I hang my head in shame now as I admit to being the hider for so many years.  I would hold my head high....nose stuck high in the air...declaring that we would not be participating in such holidays.  We would not be party to the deprivation of society nor encourage others to do so.  Oh no.  Not us.  We would make ourselves feel better by taking our daughter to Fall Festivals.  We would even let her dress up in something fun and pretty...only positive characters, please.  I just could not let my daughter behave in such depravity.

About 4 years ago, I came to realize a couple things.  First and foremost, Halloween deprave?  Hmmm....  Like anything, it can be.  If you avoid things that have evil roots, or pagan roots, than you may want to find that cave in the hills and begin growing your own food.  It is unavoidable.  Christmas and Easter, largely celebrated as Christian holidays, are pagan at their roots.  Hmmmm....

Also, as I would go around and see all the kids running around with great joy on their faces as they showed off their costumes, accessories, makeup, etc....I found myself searching for the evil lurking in their shadows and finding none.  I saw joy and fun and I saw a longing in the eyes of my daughter as she watched the fun taking place around her.

Now, there are things about Halloween that do give me pause.  I do not care for all the evil type characters that are portrayed (yes, my daughter was a zombie this year...).  For a long time, I was concerned about the witches you see portrayed.  Here's the thing:  their cartoon like, glorified versions of witches.  When was the last time you saw a witch flying around on a broomstick??

I think too many of us take these things far too serious.  It is imaginative play.  It is a time for neighbors to step outside and laugh and coo over these children who are having so much fun.  The first time I took the kids trick or treating...Daniel was 3 (almost 4) and Sierra was 9.  It was under the worst of circumstances.  My dad had died just days before and we had to go to his town for his funeral.  My kids (Sierra most especially) had been looking forward to trick or treating and I knew we needed to make it happen.  So, we went to a nearby neighborhood in my dad's town and went trick or treating.

Through the pain of my father's death, I found myself laughing as my little guy who was spiderman (I think) and my girl who was a blue haired pop star went home to home trick or treating.  Adults would just coo at them and they had the best time loading their buckets with candy.  I vowed, right then and there, not to take life so darn seriously anymore...and to continue trick or treating as long as my kids want to.
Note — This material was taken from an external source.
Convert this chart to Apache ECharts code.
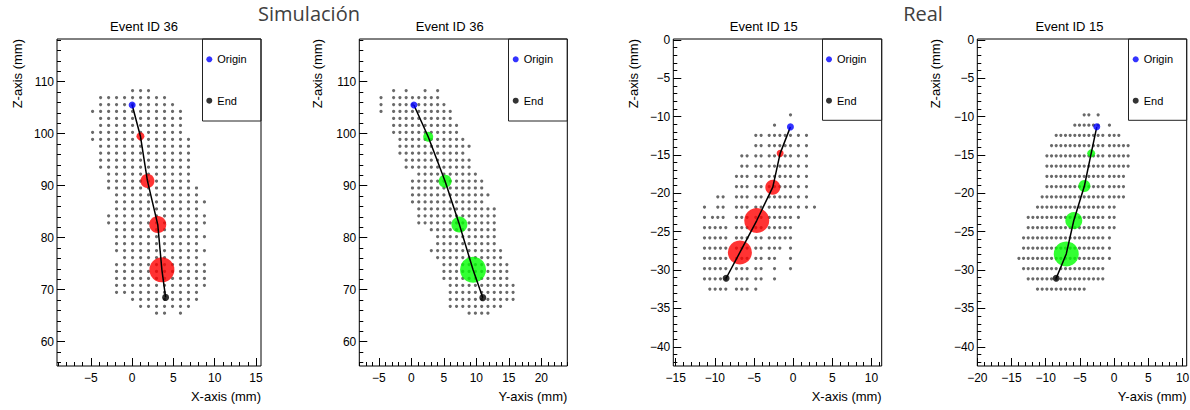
<!DOCTYPE html>
<html><head><meta charset="utf-8">
<script src="https://cdn.jsdelivr.net/npm/echarts@6/dist/echarts.min.js"></script>
<style>html,body{margin:0;padding:0;background:#fff}#c{width:1190px;height:410px}</style>
</head><body><div id="c"></div>
<script>
// ---------- DATA ----------
// Simulation (Event ID 36): z rows of the hit grid (mm)
const SIM_ROWS_Z = [108.27,106.93,105.59,104.26,102.92,101.58,100.24,98.90,97.57,96.23,94.89,93.55,92.21,90.88,89.54,88.20,86.86,85.52,84.19,82.85,81.51,80.17,78.83,77.50,76.16,74.82,73.48,72.14,70.81,69.47,68.13,66.79,65.45];
// X-Z view: hit columns (mm) and hit pattern per row
const SIM_XZ_COLS = [-4.79,-3.82,-2.85,-1.89,-0.92,0.05,1.02,1.98,2.95,3.92,4.89,5.85,6.82,7.79,8.75];
const SIM_XZ_HITS = [
".....xxx.......",".xxxxxxxxx.....",".xxxxxxxxxx....","xxxxxxxxxxxx...",".xxxxxxxxxxx...",
".xxxxxxxxxxx...","xxxxxxxxxxxx...","xxxxxxxxxxxxx..",".xxxxxxxxxxxx..",".xxxxxxxxxxxx..",
".xxxxxxxxxxxx..",".xxxxxxxxxxxx..","..xxxxxxxxxxx..","..xxxxxxxxxxx..","..xxxxxxxxxxxx.",
"...xxxxxxxxxxx.","...xxxxxxxxxxxx","...xxxxxxxxxxx.","..xxxxxxxxxxxxx","..xxxxxxxxxxxxx",
"...xxxxxxxxxxx.","...xxxxxxxxxxxx","...xxxxxxxxxxx.","...xxxxxxxxxxxx","....xxxxxxxxxx.",
"...xxxxxxxxxxxx","...xxxxxxxxxxxx","...xxxxxxxxxxxx","...xxxxxxxxxxxx","...xxxxxxxxxxx.",
".....xxxxxxxxx.","......xxxxxxx..","........xx.x..."];
// Y-Z view
const SIM_YZ_COLS = [-4.66,-3.69,-2.72,-1.75,-0.79,0.18,1.15,2.12,3.08,4.05,5.02,5.99,6.96,7.92,8.89,9.86,10.83,11.79,12.76,13.73,14.70,15.66];
const SIM_YZ_HITS = [
"..x.x..x.x............","x.xxxxxxxx............","x.xxxxxxxxx...........","x.xxxxxxxxxx..........","..xxxxxxxxxx..........",
"..xxxxxxxxxxx.........","..xxxxxxxxxxx.........","...xxxxxxxxxxx........","...xxxxxxxxxxxx.......","...xxxxxxxxxxx........",
"....xxxxxxxxxxx.......","....xxxxxxxxxxx.......","......xxxxxxxxxx......",".....xxxxxxxxxxxx.....",".....xxxxxxxxxxxx.....",
".....xxxxxxxxxxxxx....",".....xxxxxxxxxxxx.....","......xxxxxxxxxxxxx...","......xxxxxxxxxxxxx...","......xxxxxxxxxxxxx...",
"........xxxxxxxxxxx...",".........xxxxxxxxxx...",".........xxxxxxxxxx...","........xxxxxxxxxxxx..",".........xxxxxxxxxxx..",
"..........xxxxxxxxxxx.","..........xxxxxxxxxxx.","..........xxxxxxxxxxx.","...........xxxxxxxxxxx","...........xxxxxxxxxxx",
"...........xxxxxxxxxxx","...........xxxxxxxxx..","..............xxxx...."];
// clusters: [coordinate, z, marker diameter]
const SIM_XZ_CLUSTERS = [[1.0,99.5,8],[1.85,90.9,14],[3.1,82.5,17],[3.6,73.8,25]];
const SIM_YZ_CLUSTERS = [[2.6,99.4,10],[5.2,90.85,13],[7.4,82.5,16],[9.5,73.8,26]];
const SIM_XZ_ORIGIN = [0.0,105.5],  SIM_XZ_END = [4.05,68.5];
const SIM_YZ_ORIGIN = [0.4,105.5],  SIM_YZ_END = [11.0,68.45];

// Real (Event ID 15)
const REAL_ROWS_Z = [-9.78,-11.12,-12.45,-13.79,-15.12,-16.46,-17.79,-19.13,-20.46,-21.80,-23.13,-24.47,-25.80,-27.14,-28.47,-29.81,-31.14,-32.48];
const REAL_XZ_COLS = [-11.32,-10.64,-10.30,-9.96,-9.62,-9.28,-8.94,-8.60,-7.24,-6.56,-5.88,-4.77,-4.09,-3.06,-2.38,-1.70,-1.02,-0.34,0.67,1.70,2.72];
const REAL_XZ_HITS = [
".................x...","..............x......","...........xxxxxxxxx.","...........xxxxxxxxx.",".........xxxxxxxxxxx.",
".........xxxxxxxxxxx.","........xxxxxxxxxxxx.","........xxxxxxxxxxxx.","....x.x.xxxxxxxxxxxx.","x...x.x.xxxxxxxxxxxxx",
"x.x.x.x.xxxxxxxxxxx..","xx.x.x.xxxxxxxxxxx...","xx.x.x.xxxxxxxxxxx...","xx.x.x.xxxxxxxxx.x...","xx.x.x.xxxxxxxx..x...",
"xx.x.x.xxxxxx.x..x...","xx.x.x.xxxxxx.x......",".x.x.x.xxxxx........."];
const REAL_YZ_COLS = [-13.92,-13.24,-12.56,-11.88,-11.20,-10.52,-9.83,-9.15,-8.47,-7.79,-7.11,-6.43,-5.75,-5.07,-4.38,-3.70,-3.02,-2.34,-1.66,-0.69,0.00,0.68,1.36,2.04];
const REAL_YZ_HITS = [
"..............xx.x......","............xxxxxx.x....","........xxxxxxxxxxxxxx..",".......xxxxxxxxxxxxxxxxx","......xxxxxxxxxxxxxxxxxx",
"......xxxxxxxxxxxxxxxxxx","......xxxxxxxxxxxxxxxxx.","......xxxxxxxxxxxxxxxxx.",".....xxxxxxxxxxxxxxxxxx.","....xxxxxxxxxxxxxxxxx...",
"..xxxxxxxxxxxxxxxxxxx...","..xxxxxxxxxxxxxxxxxxx...",".xxxxxxxxxxxxxxxxxxx....",".xxxxxxxxxxxxxxxxxxx....","xxxxxxxxxxxxxxxxxxxx....",
".xxxxxxxxxxxxxxxxxx.....","..xxxxxxxxxxxxxxxxx.....","....xxxxxxxxxxx........."];
const REAL_XZ_CLUSTERS = [[-1.66,-14.8,7],[-2.6,-19.2,15],[-4.65,-23.55,25],[-6.8,-27.7,24]];
const REAL_YZ_CLUSTERS = [[-3.36,-14.8,8],[-4.35,-19.05,12],[-5.9,-23.55,17],[-7.0,-27.9,25]];
const REAL_XZ_ORIGIN = [-0.35,-11.35], REAL_XZ_END = [-8.56,-31.07];
const REAL_YZ_ORIGIN = [-2.54,-11.34], REAL_YZ_END = [-8.47,-31.07];

// tick labels
const SIM_X_TICKS = [-5,0,5,10,15];
const SIM_Y_TICKS = [-5,0,5,10,15,20];
const SIM_Z_TICKS = [60,70,80,90,100,110];
const REAL_X_TICKS = [-15,-10,-5,0,5,10];
const REAL_Y_TICKS = [-20,-15,-10,-5,0,5,10];
const REAL_Z_TICKS = [-40,-35,-30,-25,-20,-15,-10,-5,0];

const BIG_LABELS = ['Simulación','Real'];
const TITLES = ['Event ID 36','Event ID 36','Event ID 15','Event ID 15'];
const X_NAMES = ['X-axis (mm)','Y-axis (mm)','X-axis (mm)','Y-axis (mm)'];
const Y_NAME = 'Z-axis (mm)';

// ---------- LAYOUT ----------
const FONT = "'Liberation Sans', Arial, Helvetica, sans-serif";
const PANELS = [
 {cols:SIM_XZ_COLS, rows:SIM_ROWS_Z, hits:SIM_XZ_HITS, cl:SIM_XZ_CLUSTERS, o:SIM_XZ_ORIGIN, e:SIM_XZ_END, color:'#ff0000',
  xr:[-9.1,15.6], yr:[55.3,118.2], xt:SIM_X_TICKS, yt:SIM_Z_TICKS, xs:1, ys:2,
  g:{left:57,top:39,width:204,height:327}, tx:144, ynx:17, lx:206.3, bx:202.5, bw:58.5, bh:82},
 {cols:SIM_YZ_COLS, rows:SIM_ROWS_Z, hits:SIM_YZ_HITS, cl:SIM_YZ_CLUSTERS, o:SIM_YZ_ORIGIN, e:SIM_YZ_END, color:'#00ff00',
  xr:[-8,24], yr:[55.3,118.2], xt:SIM_Y_TICKS, yt:SIM_Z_TICKS, xs:1, ys:2,
  g:{left:359.3,top:39,width:208,height:327}, tx:449.7, ynx:317.5, lx:512.7, bx:508.5, bw:58.8, bh:82},
 {cols:REAL_XZ_COLS, rows:REAL_ROWS_Z, hits:REAL_XZ_HITS, cl:REAL_XZ_CLUSTERS, o:REAL_XZ_ORIGIN, e:REAL_XZ_END, color:'#ff0000',
  xr:[-15.3,11.3], yr:[-42.5,0.1], xt:REAL_X_TICKS, yt:REAL_Z_TICKS, xs:1, ys:1,
  g:{left:673.3,top:39,width:208.4,height:327}, tx:763.7, ynx:633, lx:826, bx:822.5, bw:59.2, bh:81.3},
 {cols:REAL_YZ_COLS, rows:REAL_ROWS_Z, hits:REAL_YZ_HITS, cl:REAL_YZ_CLUSTERS, o:REAL_YZ_ORIGIN, e:REAL_YZ_END, color:'#00ff00',
  xr:[-20,10.6], yr:[-42.5,0.1], xt:REAL_Y_TICKS, yt:REAL_Z_TICKS, xs:1, ys:1,
  g:{left:977.3,top:39,width:209.4,height:327}, tx:1069.5, ynx:935, lx:1132.7, bx:1128.5, bw:58.2, bh:81.3}
];

function hitPoints(cols, rows, masks){
  const out=[];
  masks.forEach((m,r)=>{ for(let c=0;c<m.length;c++) if(m[c]==='x') out.push([cols[c], rows[r]]); });
  return out;
}
function minorTicks(range, step, majors){
  const out=[];
  for(let v=Math.ceil(range[0]/step)*step; v<=range[1]+1e-9; v+=step){
    if(majors.indexOf(v)<0) out.push(v);
  }
  return out;
}
const fmt = v => String(v).replace('-', '\u2212');

const grids=[], xAxes=[], yAxes=[], series=[], legends=[], gfx=[];
PANELS.forEach((p,i)=>{
  grids.push(Object.assign({show:true, borderColor:'#000', borderWidth:1, containLabel:false, outerBoundsMode:'none'}, p.g));
  const baseAx = {type:'value', gridIndex:i, splitLine:{show:false}, axisLine:{show:false, onZero:false}};
  xAxes.push(Object.assign({}, baseAx, {min:p.xr[0], max:p.xr[1], position:'bottom',
    axisTick:{show:true, inside:true, length:8, customValues:p.xt, lineStyle:{color:'#000',width:1}},
    axisLabel:{show:true, customValues:p.xt, formatter:fmt, margin:6, fontSize:12, fontFamily:FONT, color:'#000'}}));
  xAxes.push(Object.assign({}, baseAx, {min:p.xr[0], max:p.xr[1], position:'bottom',
    axisTick:{show:true, inside:true, length:4, customValues:minorTicks(p.xr,p.xs,p.xt), lineStyle:{color:'#000',width:1}},
    axisLabel:{show:false}}));
  yAxes.push(Object.assign({}, baseAx, {min:p.yr[0], max:p.yr[1], position:'left',
    axisTick:{show:true, inside:true, length:8, customValues:p.yt, lineStyle:{color:'#000',width:1}},
    axisLabel:{show:true, customValues:p.yt, formatter:fmt, margin:3, fontSize:12, fontFamily:FONT, color:'#000'}}));
  yAxes.push(Object.assign({}, baseAx, {min:p.yr[0], max:p.yr[1], position:'left',
    axisTick:{show:true, inside:true, length:4, customValues:minorTicks(p.yr,p.ys,p.yt), lineStyle:{color:'#000',width:1}},
    axisLabel:{show:false}}));
  const ax = {xAxisIndex:2*i, yAxisIndex:2*i};
  series.push(Object.assign({type:'scatter', name:'hits', data:hitPoints(p.cols,p.rows,p.hits), symbol:'circle', symbolSize:3.2,
    itemStyle:{color:'#444444'}, silent:true, z:2}, ax));
  series.push(Object.assign({type:'scatter', name:'clusters', data:p.cl, symbol:'circle', symbolSize:d=>d[2],
    itemStyle:{color:p.color}, silent:true, z:3}, ax));
  series.push(Object.assign({type:'line', name:'track', data:[p.o].concat(p.cl.map(c=>[c[0],c[1]])).concat([p.e]),
    showSymbol:false, symbol:'none', lineStyle:{color:'#000', width:1.5}, silent:true, z:4}, ax));
  series.push(Object.assign({type:'scatter', name:'Origin', data:[p.o], symbol:'circle', symbolSize:7,
    itemStyle:{color:'#0000ff'}, z:5}, ax));
  series.push(Object.assign({type:'scatter', name:'End', data:[p.e], symbol:'circle', symbolSize:7,
    itemStyle:{color:'#000000'}, z:5}, ax));
  legends.push({data:['Origin','End'], orient:'vertical', left:p.lx, top:52.3, itemGap:27.4, itemWidth:6, itemHeight:6,
    padding:0, icon:'circle', selectedMode:false, textStyle:{fontSize:11, fontFamily:FONT, color:'#000', lineHeight:14}});
  gfx.push({type:'rect', shape:{x:p.bx, y:39, width:p.bw, height:p.bh}, style:{fill:'none', stroke:'#222', lineWidth:1}, z:10});
  gfx.push({type:'text', x:p.tx, y:26, style:{text:TITLES[i], fill:'#000', font:'13px '+FONT, align:'center', verticalAlign:'middle', textAlign:'center', textVerticalAlign:'middle'}});
  gfx.push({type:'text', x:p.g.left+p.g.width, y:396, style:{text:X_NAMES[i], fill:'#000', font:'13px '+FONT, align:'right', verticalAlign:'middle', textAlign:'right', textVerticalAlign:'middle'}});
  gfx.push({type:'text', x:p.ynx, y:39, rotation:Math.PI/2, style:{text:Y_NAME, fill:'#000', font:'13px '+FONT, align:'right', verticalAlign:'middle', textAlign:'right', textVerticalAlign:'middle'}});
});
gfx.push({type:'text', x:309, y:13, style:{text:BIG_LABELS[0], fill:'#404040', font:"20px 'Open Sans', 'Noto Sans', sans-serif", align:'center', verticalAlign:'middle', textAlign:'center', textVerticalAlign:'middle'}});
gfx.push({type:'text', x:923, y:13, style:{text:BIG_LABELS[1], fill:'#404040', font:"20px 'Open Sans', 'Noto Sans', sans-serif", align:'center', verticalAlign:'middle', textAlign:'center', textVerticalAlign:'middle'}});

const chart = echarts.init(document.getElementById('c'), null, {renderer:'svg', width:1190, height:410});
chart.setOption({
  animation:false, backgroundColor:'#fff',
  grid:grids, xAxis:xAxes, yAxis:yAxes, series:series, legend:legends,
  graphic:{elements:gfx}
});
</script></body></html>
It's so fun.  Sierra has outgrown trick or treating, but she LOVES to hand out the candy and see the kids.  She sits outside the garage and just coos at every little one who pops by.  Daniel is passionate about trick or treating and I just love to see his excitement and to hear what people have to say about his costume.

I have yet to see the evil associated with it, now that I have opened my eyes.  Oh, evil is there...evil is everywhere.  But evil is not found in the 3 year old bumble bee I saw yesterday...or the many Captain America's that came up with muscles bulging....Spidergirl.....Batman.....the cowboy.....or my own little hobo.  There was joy, laughter, giddiness, excitement, love....I saw parents look on in pride as their kids showed off their costumes and reminding their kids to say Thank You...which just about every kids did.

I just wish I had come to this knowledge sooner...I hate that Sierra missed out on so much!!